Diabetes and Pregnancy
Diabetes and pregnancy are occurring together more frequently as the prevalence of diabetes increases. There are two types of diabetes and pregnancy that can take place. In one case, the mother already has diabetes, either Type 1 (insulin dependent diabetes) or Type 2 (non-insulin dependent diabetes), before she becomes pregnant. In the other instance, the woman develops diabetes during her pregnancy. This is called gestational diabetes. In both instances, the pregnancies can be brought to term with healthy babies though much care and diligence is required. The most important thing for a diabetic pregnancy to result in a healthy baby is to monitor blood glucose levels in the mother.
Glucose is energy that is used by all of the body’s cells and tissues. When we eat carbohydrates, the body breaks it down into glucose or what we commonly call sugar. When glucose is in the blood, a hormone called insulin helps to deliver the glucose to all of the different parts of the body. Diabetes is a condition where insulin is either not made properly by the body or the receptors that use the insulin do not function. When this process is not working, glucose levels in the blood become too high. Some people with diabetes can control their blood sugar with proper diet and exercise while others need to give themselves insulin injections to keep levels at recommended amounts. The American Diabetes Association recommends blood glucose levels for pregnant women to be at 80 to 110 mg/Dl before meals though a health care provider could recommend other amounts depending on the patient. If levels become too high, there can be health implications for both mother and fetus.

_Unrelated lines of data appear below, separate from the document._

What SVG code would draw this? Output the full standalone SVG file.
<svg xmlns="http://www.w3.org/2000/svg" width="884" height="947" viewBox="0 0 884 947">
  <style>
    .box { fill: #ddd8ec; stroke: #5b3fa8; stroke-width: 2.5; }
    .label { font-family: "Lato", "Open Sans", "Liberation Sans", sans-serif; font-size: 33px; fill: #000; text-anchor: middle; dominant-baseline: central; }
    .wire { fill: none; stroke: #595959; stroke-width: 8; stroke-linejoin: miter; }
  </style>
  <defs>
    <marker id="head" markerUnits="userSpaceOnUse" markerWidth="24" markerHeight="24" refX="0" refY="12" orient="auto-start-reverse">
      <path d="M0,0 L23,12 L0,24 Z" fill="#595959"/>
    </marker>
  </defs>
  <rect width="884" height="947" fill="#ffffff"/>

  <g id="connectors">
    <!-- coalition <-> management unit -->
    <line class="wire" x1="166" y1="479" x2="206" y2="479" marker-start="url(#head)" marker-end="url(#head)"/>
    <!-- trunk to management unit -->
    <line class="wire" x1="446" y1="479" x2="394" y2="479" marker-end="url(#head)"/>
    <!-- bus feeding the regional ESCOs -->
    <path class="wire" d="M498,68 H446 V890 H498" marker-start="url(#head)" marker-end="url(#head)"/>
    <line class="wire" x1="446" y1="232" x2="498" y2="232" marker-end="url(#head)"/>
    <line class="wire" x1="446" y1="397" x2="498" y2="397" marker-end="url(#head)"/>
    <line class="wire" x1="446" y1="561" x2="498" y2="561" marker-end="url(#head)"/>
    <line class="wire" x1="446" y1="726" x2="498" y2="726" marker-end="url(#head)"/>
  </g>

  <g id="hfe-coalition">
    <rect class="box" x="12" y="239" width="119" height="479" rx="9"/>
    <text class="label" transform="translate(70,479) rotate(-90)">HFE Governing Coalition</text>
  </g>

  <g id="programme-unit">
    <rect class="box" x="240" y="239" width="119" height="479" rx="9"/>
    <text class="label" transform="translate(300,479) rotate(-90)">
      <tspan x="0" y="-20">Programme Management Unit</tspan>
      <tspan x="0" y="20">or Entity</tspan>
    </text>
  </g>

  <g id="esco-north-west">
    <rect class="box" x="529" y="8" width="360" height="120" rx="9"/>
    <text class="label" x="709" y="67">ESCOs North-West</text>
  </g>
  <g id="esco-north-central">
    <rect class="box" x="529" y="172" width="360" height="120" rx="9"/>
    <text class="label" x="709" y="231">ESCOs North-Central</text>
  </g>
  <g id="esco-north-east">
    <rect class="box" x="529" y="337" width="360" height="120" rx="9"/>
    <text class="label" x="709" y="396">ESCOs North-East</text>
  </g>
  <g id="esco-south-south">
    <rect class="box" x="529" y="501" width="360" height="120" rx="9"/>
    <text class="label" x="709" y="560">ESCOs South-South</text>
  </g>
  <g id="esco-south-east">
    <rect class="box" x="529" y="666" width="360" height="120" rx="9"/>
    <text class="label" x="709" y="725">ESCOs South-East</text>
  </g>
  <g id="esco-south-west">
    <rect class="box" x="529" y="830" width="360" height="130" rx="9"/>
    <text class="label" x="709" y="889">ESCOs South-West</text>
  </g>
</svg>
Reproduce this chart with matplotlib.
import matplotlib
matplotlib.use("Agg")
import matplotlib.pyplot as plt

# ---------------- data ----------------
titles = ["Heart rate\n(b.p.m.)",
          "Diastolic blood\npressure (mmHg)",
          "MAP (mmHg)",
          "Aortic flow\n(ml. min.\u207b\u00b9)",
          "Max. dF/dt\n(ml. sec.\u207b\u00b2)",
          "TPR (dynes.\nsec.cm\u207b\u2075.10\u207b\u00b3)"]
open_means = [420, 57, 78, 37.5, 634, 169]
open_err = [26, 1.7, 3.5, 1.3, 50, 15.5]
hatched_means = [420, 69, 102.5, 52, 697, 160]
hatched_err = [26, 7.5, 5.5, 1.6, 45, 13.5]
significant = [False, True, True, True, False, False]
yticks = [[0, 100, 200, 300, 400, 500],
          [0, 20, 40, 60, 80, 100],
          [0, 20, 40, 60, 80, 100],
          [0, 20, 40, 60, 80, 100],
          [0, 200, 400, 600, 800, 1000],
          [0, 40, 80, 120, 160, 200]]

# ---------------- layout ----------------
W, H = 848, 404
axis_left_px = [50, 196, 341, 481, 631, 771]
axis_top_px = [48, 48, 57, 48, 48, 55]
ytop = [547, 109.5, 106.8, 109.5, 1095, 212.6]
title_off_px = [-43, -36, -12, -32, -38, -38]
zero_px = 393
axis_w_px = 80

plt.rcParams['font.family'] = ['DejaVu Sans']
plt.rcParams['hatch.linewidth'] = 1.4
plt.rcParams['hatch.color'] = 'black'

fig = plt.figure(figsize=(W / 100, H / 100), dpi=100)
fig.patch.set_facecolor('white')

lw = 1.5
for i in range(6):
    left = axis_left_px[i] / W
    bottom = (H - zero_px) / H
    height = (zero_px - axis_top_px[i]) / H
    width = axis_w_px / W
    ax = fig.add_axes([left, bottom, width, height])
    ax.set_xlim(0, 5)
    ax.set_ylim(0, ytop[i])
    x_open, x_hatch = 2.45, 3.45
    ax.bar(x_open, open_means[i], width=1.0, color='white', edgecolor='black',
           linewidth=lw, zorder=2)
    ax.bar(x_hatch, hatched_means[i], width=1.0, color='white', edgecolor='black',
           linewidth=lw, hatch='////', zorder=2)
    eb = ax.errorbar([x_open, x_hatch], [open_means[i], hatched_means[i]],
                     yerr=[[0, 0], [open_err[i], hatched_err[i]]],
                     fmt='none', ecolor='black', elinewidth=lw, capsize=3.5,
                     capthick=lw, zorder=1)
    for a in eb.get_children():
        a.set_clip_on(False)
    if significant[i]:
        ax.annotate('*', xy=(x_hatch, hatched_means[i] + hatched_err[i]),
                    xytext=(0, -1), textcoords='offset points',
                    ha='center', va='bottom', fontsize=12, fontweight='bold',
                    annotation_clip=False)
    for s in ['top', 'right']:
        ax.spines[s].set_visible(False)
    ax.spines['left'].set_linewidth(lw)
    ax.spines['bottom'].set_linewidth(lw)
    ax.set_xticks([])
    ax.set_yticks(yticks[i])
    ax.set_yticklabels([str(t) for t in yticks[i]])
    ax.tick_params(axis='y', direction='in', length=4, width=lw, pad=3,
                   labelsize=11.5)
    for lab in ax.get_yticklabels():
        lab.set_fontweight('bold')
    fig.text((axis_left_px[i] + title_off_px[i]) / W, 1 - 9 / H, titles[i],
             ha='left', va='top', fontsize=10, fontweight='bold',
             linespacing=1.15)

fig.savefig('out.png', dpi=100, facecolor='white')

Glucose in the blood of the mother also passes to the fetus. Babies born to mothers who have diabetes can be born at higher-than-normal weights. This is called macrosomia. In this instance, a c-section may be required to deliver the larger babies. Hypoglycemia, or low blood sugar, can occur if too much insulin is given to counteract the blood glucose. Jaundice, respiratory distress or low mineral levels in the baby are other potential risks from diabetes and pregnancy.
It is recommended that women who have diabetes and want to become pregnant should take extra precautions before conceiving as any diabetic pregnancy is automatically considered high-risk. This means that the pregnancy will have to be monitored extra closely to check for potential issues or problems. While having a pregnancy termed “high-risk” might cause some anxiety, with proper medical care most high-risk pregnancies can still result in healthy babies. For existing diabetes and pregnancy, some of the precautions the mother must take include checking blood glucose levels, maintaining a healthy and steady diet, staying physically active, maintaining a healthy weight and attending and follow-up with all medical appointments. It is important to set specific treatment goals with a health care provider who can help to monitor the pregnancy.
For women with gestational diabetes and pregnancy, the treatment is very similar. A device called a glucose monitor will be used to check blood sugar levels several times a day with a small prick of the finger. Vigilant monitoring and tracking of diet, exercise, blood sugar levels, illnesses, and any changes in normal routine will help health care providers suggest any changes if necessary. For some women with gestational diabetes, insulin injections may be required though most can usually manage with careful diet and exercise. Keep in mind that with gestational diabetes, the mother’s blood sugar level tends to return to normal after the child is born though there is always an increased risk of developing diabetes at a later time. This is true for both mother and baby as children born to mothers with gestational diabetes have a higher risk of obesity, glucose intolerance and diabetes themselves. Continuing the habits of healthy eating and exercise that are developed during gestational diabetes and pregnancy can help both mother and baby live long, healthy lives.